Exactly the lines from the one with "Write a web" through the one with "101.90, 101.96, 102.04, 102.10, 102.17];", inclusive, are to be repeated, and the pictures are not.
□ □ □ □
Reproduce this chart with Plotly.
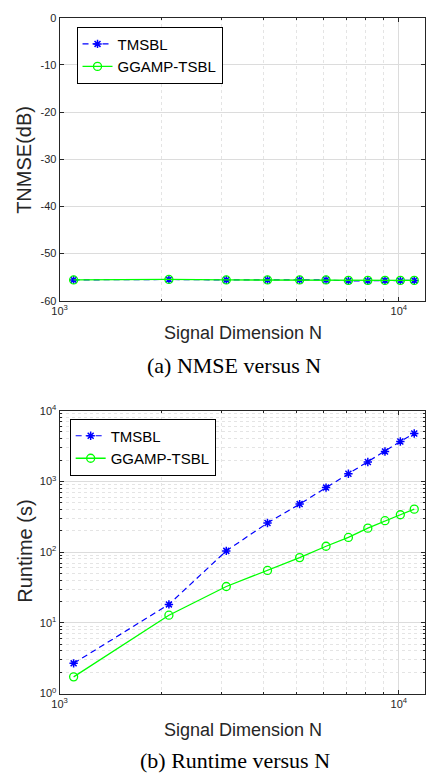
import math
import plotly.graph_objects as go

# ---- data ----
N = [1100, 2100, 3100, 4100, 5100, 6100, 7100, 8100, 9100, 10100, 11100]
nmse_tmsbl = [-55.6, -55.5, -55.6, -55.6, -55.6, -55.6, -55.8, -55.8, -55.7, -55.8, -55.7]
nmse_ggamp = [-55.6, -55.5, -55.6, -55.6, -55.6, -55.6, -55.7, -55.7, -55.7, -55.7, -55.7]
rt_tmsbl = [2.67, 18.2, 104, 258, 477, 817, 1279, 1879, 2650, 3670, 4745]
rt_ggamp = [1.72, 12.8, 32.6, 55, 83.5, 121, 161, 218, 278, 337, 405]

x_major = [1000, 10000]
x_major_text = ["10<sup>3</sup>", "10<sup>4</sup>"]
x_minor = [2000, 3000, 4000, 5000, 6000, 7000, 8000, 9000]
nmse_ticks = [0, -10, -20, -30, -40, -50, -60]
nmse_tick_text = ["0", "-10", "-20", "-30", "-40", "-50", "-60"]
rt_major = [1, 10, 100, 1000, 10000]
rt_major_text = ["10<sup>0</sup>", "10<sup>1</sup>", "10<sup>2</sup>", "10<sup>3</sup>", "10<sup>4</sup>"]
rt_minor = [m * 10 ** k for k in range(4) for m in range(2, 10)]

W, H = 426, 782
AX = "#262626"
MAJ = "#dcdcdc"
MIN = "#e4e4e4"
FONT = "Liberation Sans, Arial, sans-serif"
SERIF = "Liberation Serif, Times New Roman, serif"

def py(pix):
    return 1 - pix / H

x_left = 52.7 / W
xrange_log = [3, math.log10(11940)]

fig = go.Figure()

tm_line = dict(color="#0000ff", width=1.2, dash="6px,4px")
tm_marker = dict(symbol="asterisk-open", size=7, line=dict(color="#0000ff", width=1.5), color="#0000ff")
gg_line = dict(color="#00ff00", width=1.3)
gg_marker = dict(symbol="circle-open", size=8, line=dict(color="#00ff00", width=1.3), color="#00ff00")

fig.add_trace(go.Scatter(x=N, y=nmse_tmsbl, name="TMSBL", mode="lines+markers",
                         line=tm_line, marker=tm_marker, xaxis="x", yaxis="y", legend="legend"))
fig.add_trace(go.Scatter(x=N, y=nmse_ggamp, name="GGAMP-TSBL", mode="lines+markers",
                         line=gg_line, marker=gg_marker, xaxis="x", yaxis="y", legend="legend"))
fig.add_trace(go.Scatter(x=N, y=rt_tmsbl, name="TMSBL", mode="lines+markers",
                         line=tm_line, marker=tm_marker, xaxis="x2", yaxis="y2", legend="legend2"))
fig.add_trace(go.Scatter(x=N, y=rt_ggamp, name="GGAMP-TSBL", mode="lines+markers",
                         line=gg_line, marker=gg_marker, xaxis="x2", yaxis="y2", legend="legend2"))

common_axis = dict(showline=True, linecolor=AX, linewidth=1, mirror="allticks",
                   ticks="inside", ticklen=4, tickcolor=AX, zeroline=False,
                   tickfont=dict(family=FONT, size=11, color=AX))

def xaxis(anchor):
    return dict(common_axis, type="log", range=xrange_log, domain=[x_left, 1], anchor=anchor,
                tickmode="array", tickvals=x_major, ticktext=x_major_text,
                showgrid=True, gridcolor=MAJ, gridwidth=1,
                minor=dict(tickmode="array", tickvals=x_minor, ticks="inside", ticklen=2,
                           tickcolor=AX, showgrid=True, gridcolor=MIN, griddash="dot", gridwidth=1))

legend_style = dict(xanchor="left", yanchor="top", bgcolor="white", bordercolor="black",
                    borderwidth=1, font=dict(family=FONT, size=15, color="black"),
                    itemwidth=30, tracegroupgap=0)

fig.update_layout(
    width=W, height=H, margin=dict(l=0, r=0, t=0, b=0),
    paper_bgcolor="white", plot_bgcolor="white",
    xaxis=xaxis("y"),
    yaxis=dict(common_axis, range=[-60, 0], domain=[py(298), py(10)], anchor="x",
               tickmode="array", tickvals=nmse_ticks, ticktext=nmse_tick_text,
               showgrid=True, gridcolor=MAJ, gridwidth=1),
    xaxis2=xaxis("y2"),
    yaxis2=dict(common_axis, type="log", range=[0, 4], domain=[py(698), py(410)], anchor="x2",
                tickmode="array", tickvals=rt_major, ticktext=rt_major_text,
                showgrid=True, gridcolor=MAJ, gridwidth=1,
                minor=dict(tickmode="array", tickvals=rt_minor, ticks="inside", ticklen=2,
                           tickcolor=AX, showgrid=True, gridcolor=MIN, griddash="dot", gridwidth=1)),
    legend=dict(legend_style, x=70 / W, y=py(19)),
    legend2=dict(legend_style, x=63 / W, y=py(418)),
    showlegend=True,
)

annos = [
    dict(text="TNMSE(dB)", x=17 / W, y=py(155), textangle=-90, font=dict(family=FONT, size=20, color=AX)),
    dict(text="Signal Dimension N", x=240 / W, y=py(331), font=dict(family=FONT, size=18, color=AX)),
    dict(text="(a) NMSE versus N", x=231 / W, y=py(364), font=dict(family=SERIF, size=22, color="black")),
    dict(text="Runtime (s)", x=17 / W, y=py(553), textangle=-90, font=dict(family=FONT, size=20, color=AX)),
    dict(text="Signal Dimension N", x=240 / W, y=py(735), font=dict(family=FONT, size=18, color=AX)),
    dict(text="(b) Runtime versus N", x=232 / W, y=py(766), font=dict(family=SERIF, size=22, color="black")),
]
for a in annos:
    fig.add_annotation(dict(a, xref="paper", yref="paper", showarrow=False,
                            xanchor="center", yanchor="middle"))

fig.write_html("out.html")
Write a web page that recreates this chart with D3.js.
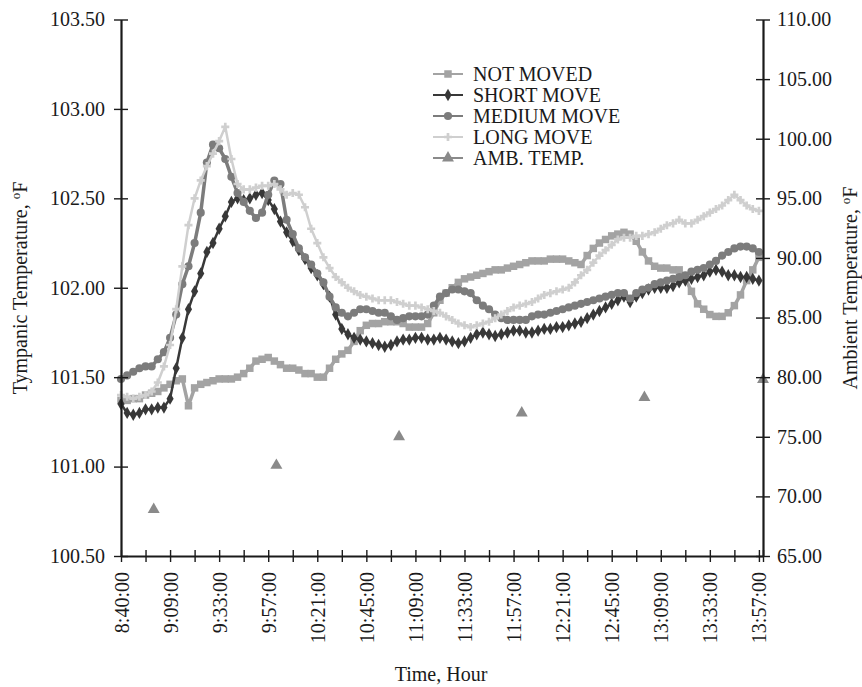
<!DOCTYPE html>
<html>
<head>
<meta charset="utf-8">
<script src="https://cdn.jsdelivr.net/npm/d3@7"></script>
<style>
  body { margin: 0; background: #fff; }
  text { font-family: "Liberation Serif", "Times New Roman", serif; fill: #1a1a1a; }
</style>
</head>
<body>
<script>
// one reading every 3 minutes-of-record (category index = k * 3)
const timeLabels = ["8:40:00", "9:09:00", "9:33:00", "9:57:00", "10:21:00", "10:45:00", "11:09:00",
  "11:33:00", "11:57:00", "12:21:00", "12:45:00", "13:09:00", "13:33:00", "13:57:00"];

const notMoved = [101.37, 101.37, 101.38, 101.38, 101.40, 101.41, 101.42, 101.44, 101.46, 101.48,
  101.49, 101.34, 101.44, 101.46, 101.47, 101.48, 101.49, 101.49, 101.49, 101.50,
  101.52, 101.55, 101.59, 101.60, 101.61, 101.59, 101.57, 101.55, 101.55, 101.54,
  101.52, 101.52, 101.50, 101.50, 101.55, 101.60, 101.63, 101.65, 101.70, 101.76,
  101.79, 101.80, 101.80, 101.81, 101.81, 101.81, 101.80, 101.78, 101.78, 101.78,
  101.80, 101.86, 101.93, 101.97, 102.00, 102.03, 102.05, 102.06, 102.07, 102.08,
  102.09, 102.10, 102.10, 102.11, 102.12, 102.13, 102.14, 102.15, 102.15, 102.15,
  102.16, 102.16, 102.16, 102.15, 102.14, 102.13, 102.18, 102.22, 102.25, 102.27,
  102.29, 102.30, 102.31, 102.30, 102.26, 102.20, 102.15, 102.12, 102.11, 102.11,
  102.10, 102.10, 102.05, 101.98, 101.91, 101.88, 101.85, 101.84, 101.84, 101.86,
  101.90, 101.96, 102.04, 102.10, 102.17];

const shortMove = [101.35, 101.30, 101.29, 101.30, 101.32, 101.32, 101.33, 101.33, 101.38, 101.55,
  101.72, 101.88, 101.98, 102.08, 102.20, 102.25, 102.33, 102.40, 102.48, 102.50,
  102.49, 102.50, 102.52, 102.53, 102.49, 102.44, 102.37, 102.31, 102.26, 102.21,
  102.16, 102.11, 102.07, 102.02, 101.95, 101.85, 101.77, 101.74, 101.72, 101.71,
  101.70, 101.69, 101.68, 101.67, 101.68, 101.70, 101.71, 101.71, 101.72, 101.72,
  101.71, 101.71, 101.72, 101.71, 101.70, 101.69, 101.70, 101.72, 101.74, 101.75,
  101.74, 101.73, 101.74, 101.75, 101.76, 101.76, 101.75, 101.75, 101.76, 101.77,
  101.77, 101.78, 101.78, 101.79, 101.80, 101.81, 101.83, 101.85, 101.87, 101.89,
  101.91, 101.93, 101.95, 101.92, 101.95, 101.97, 101.99, 102.00, 102.00, 102.00,
  102.01, 102.03, 102.04, 102.05, 102.06, 102.07, 102.09, 102.10, 102.09, 102.07,
  102.07, 102.06, 102.06, 102.05, 102.04];

const mediumMove = [101.49, 101.51, 101.53, 101.55, 101.56, 101.56, 101.60, 101.64, 101.72, 101.85,
  102.02, 102.12, 102.25, 102.42, 102.70, 102.80, 102.78, 102.72, 102.62, 102.53,
  102.48, 102.43, 102.39, 102.42, 102.52, 102.60, 102.58, 102.38, 102.30, 102.22,
  102.17, 102.13, 102.08, 102.03, 101.95, 101.89, 101.86, 101.84, 101.86, 101.88,
  101.88, 101.87, 101.86, 101.86, 101.84, 101.82, 101.83, 101.84, 101.84, 101.84,
  101.85, 101.90, 101.95, 101.97, 101.99, 101.99, 101.98, 101.97, 101.93, 101.90,
  101.88, 101.85, 101.83, 101.82, 101.82, 101.82, 101.82, 101.84, 101.85, 101.85,
  101.86, 101.87, 101.88, 101.89, 101.90, 101.91, 101.92, 101.93, 101.94, 101.95,
  101.96, 101.97, 101.97, 101.94, 101.97, 101.99, 102.00, 102.02, 102.03, 102.04,
  102.05, 102.06, 102.07, 102.09, 102.10, 102.11, 102.13, 102.15, 102.18, 102.20,
  102.22, 102.23, 102.23, 102.22, 102.20];

const longMove = [101.40, 101.39, 101.38, 101.39, 101.40, 101.42, 101.47, 101.56, 101.68, 101.88,
  102.12, 102.35, 102.50, 102.60, 102.68, 102.75, 102.82, 102.90, 102.72, 102.58,
  102.55, 102.55, 102.56, 102.57, 102.57, 102.58, 102.55, 102.52, 102.53, 102.52,
  102.45, 102.33, 102.25, 102.17, 102.11, 102.06, 102.03, 102.00, 101.98, 101.96,
  101.95, 101.94, 101.93, 101.93, 101.93, 101.92, 101.91, 101.90, 101.90, 101.89,
  101.88, 101.87, 101.86, 101.84, 101.82, 101.80, 101.79, 101.78, 101.79, 101.80,
  101.81, 101.83, 101.85, 101.87, 101.89, 101.90, 101.91, 101.92, 101.94, 101.96,
  101.97, 101.98, 101.99, 102.00, 102.03, 102.07, 102.10, 102.14, 102.18, 102.21,
  102.24, 102.27, 102.28, 102.28, 102.29, 102.29, 102.30, 102.31, 102.33, 102.35,
  102.36, 102.38, 102.36, 102.36, 102.38, 102.40, 102.42, 102.44, 102.46, 102.49,
  102.52, 102.49, 102.46, 102.44, 102.43];

// ambient temperature, only a few readings (category index + value)
const ambIndex = [16, 76, 136, 196, 256, 314];
const ambTemp = [68.9, 72.6, 75.0, 77.0, 78.3, 79.8];

const seriesNames = ["NOT MOVED", "SHORT MOVE", "MEDIUM MOVE", "LONG MOVE", "AMB. TEMP."];
const seriesColors = ["#a3a3a3", "#383838", "#7c7c7c", "#cfcfcf", "#8a8a8a"];

const width = 862, height = 687;
const plotLeft = 121, plotRight = 763, plotTop = 19.5, plotBottom = 556;

const svg = d3.select("body").append("svg")
  .attr("width", width)
  .attr("height", height);

const x = d3.scaleLinear().domain([0, 314]).range([plotLeft, plotRight]);
const yL = d3.scaleLinear().domain([100.5, 103.5]).range([plotBottom, plotTop]);
const yR = d3.scaleLinear().domain([65, 110]).range([plotBottom, plotTop]);

const symbols = [
  d3.symbol().type(d3.symbolSquare).size(56),
  d3.symbol().type(d3.symbolDiamond).size(44),
  d3.symbol().type(d3.symbolCircle).size(52),
  d3.symbol().type(d3.symbolCross).size(36),
  d3.symbol().type(d3.symbolTriangle).size(62)
];
const lineWidths = [3.5, 2.5, 3.5, 2.5];

// series lines + markers, drawn in legend order
const allSeries = [notMoved, shortMove, mediumMove, longMove];
allSeries.forEach((vals, s) => {
  const pts = vals.map((v, k) => ({ i: k * 3, v: v }));
  const line = d3.line().x(d => x(d.i)).y(d => yL(d.v));
  svg.append("path")
    .datum(pts)
    .attr("fill", "none")
    .attr("stroke", seriesColors[s])
    .attr("stroke-width", lineWidths[s])
    .attr("stroke-linejoin", "round")
    .attr("d", line);
  svg.append("g").selectAll("path")
    .data(pts)
    .enter()
    .append("path")
    .attr("transform", d => `translate(${x(d.i)},${yL(d.v)})`)
    .attr("d", symbols[s]())
    .attr("fill", seriesColors[s]);
});

// ambient: markers only (no joining line on the plot)
svg.append("g").selectAll("path")
  .data(ambIndex.map((i, k) => ({ i: i, v: ambTemp[k] })))
  .enter()
  .append("path")
  .attr("transform", d => `translate(${x(d.i)},${yR(d.v)})`)
  .attr("d", symbols[4]())
  .attr("fill", seriesColors[4]);

// axes
const fmt = d3.format(".2f");
const gL = svg.append("g")
  .attr("transform", `translate(${plotLeft},0)`)
  .call(d3.axisLeft(yL).tickValues(d3.range(100.5, 103.51, 0.5)).tickFormat(fmt)
    .tickSizeInner(8).tickSizeOuter(0).tickPadding(8));
gL.selectAll(".tick line").attr("x1", -7).attr("x2", 7);

const gR = svg.append("g")
  .attr("transform", `translate(${plotRight},0)`)
  .call(d3.axisRight(yR).tickValues(d3.range(65, 110.1, 5)).tickFormat(fmt)
    .tickSizeInner(8).tickSizeOuter(0).tickPadding(6));
gR.selectAll(".tick line").attr("x1", -7).attr("x2", 7);

const gB = svg.append("g")
  .attr("transform", `translate(0,${plotBottom})`)
  .call(d3.axisBottom(x).tickValues(d3.range(0, 313, 12).concat([314]))
    .tickFormat(d => (d % 24 === 0 && d <= 312) ? timeLabels[d / 24] : "")
    .tickSizeInner(6).tickSizeOuter(0));
gB.selectAll(".tick line").attr("y1", -6).attr("y2", 6);
gB.selectAll(".tick text")
  .attr("transform", "rotate(-90)")
  .attr("x", -16)
  .attr("y", 0)
  .attr("dy", "0.35em")
  .style("text-anchor", "end");

[gL, gR, gB].forEach(g => {
  g.select(".domain").attr("stroke", "#1a1a1a").attr("stroke-width", 2.2);
  g.selectAll(".tick line").attr("stroke", "#1a1a1a").attr("stroke-width", 1.4);
  g.selectAll(".tick text")
    .attr("fill", "#1a1a1a")
    .style("font-size", "20px")
    .style("font-family", "'Liberation Serif', serif");
});

// axis titles
const titleL = svg.append("text")
  .attr("transform", "translate(27,288) rotate(-90)")
  .attr("text-anchor", "middle")
  .style("font-size", "20px");
titleL.append("tspan").text("Tympanic Temperature, ");
titleL.append("tspan").attr("dy", -7).style("font-size", "13px").text("o");
titleL.append("tspan").attr("dy", 7).text("F");

const titleR = svg.append("text")
  .attr("transform", "translate(857,288) rotate(-90)")
  .attr("text-anchor", "middle")
  .style("font-size", "20px");
titleR.append("tspan").text("Ambient Temperature, ");
titleR.append("tspan").attr("dy", -7).style("font-size", "13px").text("o");
titleR.append("tspan").attr("dy", 7).text("F");

svg.append("text")
  .attr("x", 441)
  .attr("y", 681)
  .attr("text-anchor", "middle")
  .style("font-size", "20px")
  .text("Time, Hour");

// legend
const legend = svg.append("g");
seriesNames.forEach((name, s) => {
  const ly = 74 + s * 21;
  legend.append("line")
    .attr("x1", 433).attr("x2", 463)
    .attr("y1", ly).attr("y2", ly)
    .attr("stroke", seriesColors[s])
    .attr("stroke-width", 2);
  legend.append("path")
    .attr("transform", `translate(448,${ly})`)
    .attr("d", symbols[s]())
    .attr("fill", seriesColors[s]);
  legend.append("text")
    .attr("x", 473)
    .attr("y", ly)
    .attr("dy", "0.35em")
    .style("font-size", "20px")
    .text(name);
});
</script>
</body>
</html>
□ □ □ □
● The response:
Write a web page that recreates this chart with D3.js.
<!DOCTYPE html>
<html>
<head>
<meta charset="utf-8">
<script src="https://cdn.jsdelivr.net/npm/d3@7"></script>
<style>
  body { margin: 0; background: #fff; }
  text { font-family: "Liberation Serif", "Times New Roman", serif; fill: #1a1a1a; }
</style>
</head>
<body>
<script>
// one reading every 3 minutes-of-record (category index = k * 3)
const timeLabels = ["8:40:00", "9:09:00", "9:33:00", "9:57:00", "10:21:00", "10:45:00", "11:09:00",
  "11:33:00", "11:57:00", "12:21:00", "12:45:00", "13:09:00", "13:33:00", "13:57:00"];

const notMoved = [101.37, 101.37, 101.38, 101.38, 101.40, 101.41, 101.42, 101.44, 101.46, 101.48,
  101.49, 101.34, 101.44, 101.46, 101.47, 101.48, 101.49, 101.49, 101.49, 101.50,
  101.52, 101.55, 101.59, 101.60, 101.61, 101.59, 101.57, 101.55, 101.55, 101.54,
  101.52, 101.52, 101.50, 101.50, 101.55, 101.60, 101.63, 101.65, 101.70, 101.76,
  101.79, 101.80, 101.80, 101.81, 101.81, 101.81, 101.80, 101.78, 101.78, 101.78,
  101.80, 101.86, 101.93, 101.97, 102.00, 102.03, 102.05, 102.06, 102.07, 102.08,
  102.09, 102.10, 102.10, 102.11, 102.12, 102.13, 102.14, 102.15, 102.15, 102.15,
  102.16, 102.16, 102.16, 102.15, 102.14, 102.13, 102.18, 102.22, 102.25, 102.27,
  102.29, 102.30, 102.31, 102.30, 102.26, 102.20, 102.15, 102.12, 102.11, 102.11,
  102.10, 102.10, 102.05, 101.98, 101.91, 101.88, 101.85, 101.84, 101.84, 101.86,
  101.90, 101.96, 102.04, 102.10, 102.17];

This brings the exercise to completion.